The programme, coordinated by the UN Development Programme as part of its Emergency Relief and Recovery Framework, employs 11,500 people at the legal minimum wage of 150 gourdes, or $4, for half a day’s labour. The plan is to put 100,000 people to work as quickly as possible, with up to 220,000 as conditions allow.
“There are a million Haitians on the streets who lost their homes,” Kim Bolduc, UN Humanitarian Coordinator and the Secretary-General’s Deputy Special Representative, said in a statement released today. “We need to start programmes like that that immediately meet their most critical needs while involving them in the process of reconstruction.”
The project gives priority to female-headed households, particularly those with destroyed housing and those with deceased family members.
Dominique Charles is a 21-year-old mother who lost her home in the Carrefour Feuilles district of Port-au-Prince. She is one of 1,500 workers currently employed in her neighbourhood.
“I work for my three children,” Ms. Charles told UNDP. “To put food on the table and ensure their well-being. This programme allows me to do that. I am able to work and earn a small wage.”
The project has a dual benefit. While earning a small wage, workers also provide vital services that the Haitian Government cannot coordinate right now, such as clearing the debris and rubble from the roads and removing waste that is piling up on streets.
“I also am able to do something important for my community,” said Ms. Charles holding a shovel. “By clearing these roads the buses, the police, the fire trucks and the ambulances can get to us. After the earthquake we were completely cut off.”
The sanitation benefits of the work are clear to Lenny Gibson, who is also employed in the Carrefour programme.
“I like this project for two reasons. Not just because we can make a little money. But we have to clean things up. I already lost my child. I don't want to lose anyone else due to poor sanitation," Mr. Gibson told UN Television.
UNDP Country Director Eric Overvest said that while the first phase of the programme emphasizes clearing rubble from roads and removing waste that could pose a health risk, workers are also “cleaning and restoring public markets, tented settlements and communal washing areas so that the local economy can once again start to function as efficiently as possible.”
Job creation aimed at rebuilding infrastructure remains critical to UNDP’s efforts to scale up programmes like the “cash-for-work” scheme, which is intended to inject money into the affected Haitian economy.
Funding and resources remain a challenge for the programme, despite the local community’s backing and the call from Secretary-General Ban Ki-moon for international support.
UNDP recently issued a flash appeal calling for $35.6 million for immediate recovery priorities, including debris clearance, rehabilitation of basic infrastructure, and cash-for-work reconstruction activities. The appeal is part of a wider UN flash appeal for $575 million which as of is only about half-way funded.

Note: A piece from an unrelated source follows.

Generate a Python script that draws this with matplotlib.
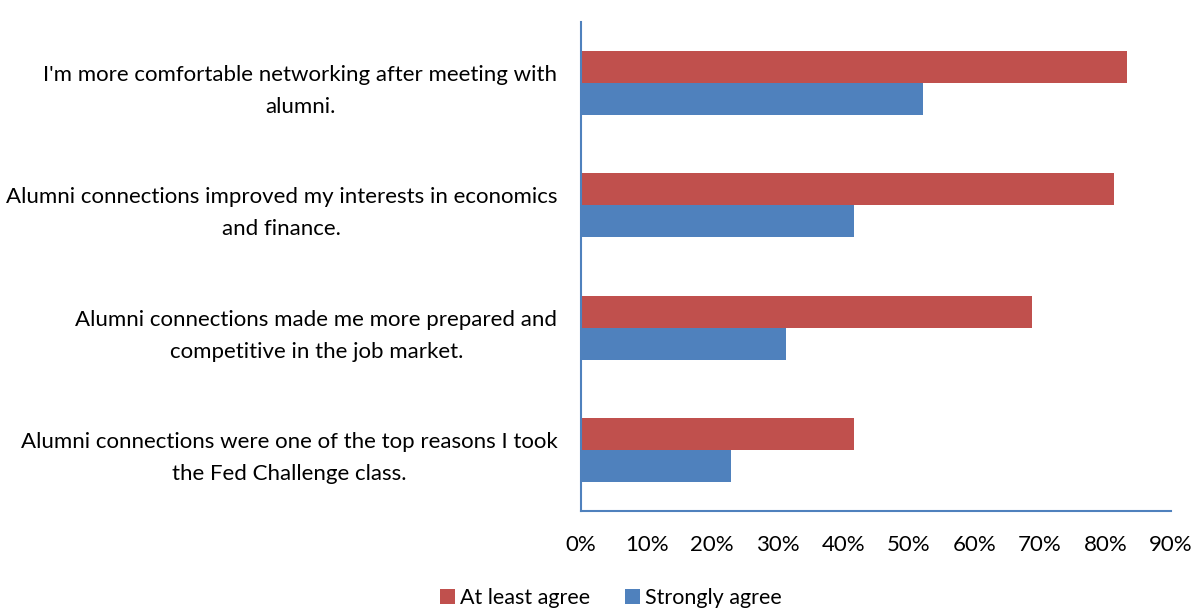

In addition, UNDP has said that the programme’s expansion is constrained by the need to coordinate with local authorities and ensure the systems are in place for payments and for the transparent and accountable management of the finances. Another obstacle is obtaining the boots, gloves, shovels, pickaxes and trucks needed to remove the waste.
Given the challenges already faced in Haiti, these obstacles seem small in comparison with the hope they bring.
“As long as I can see the light, there is hope. The cash for work programme gives us a chance to see something besides the destruction. It gives us light,” Jacqueline Jean Baptiste, whose home in Carrefour was levelled during the quake, told UNDP. “The work allows me to feed my kids. I do not know what I would do without it.”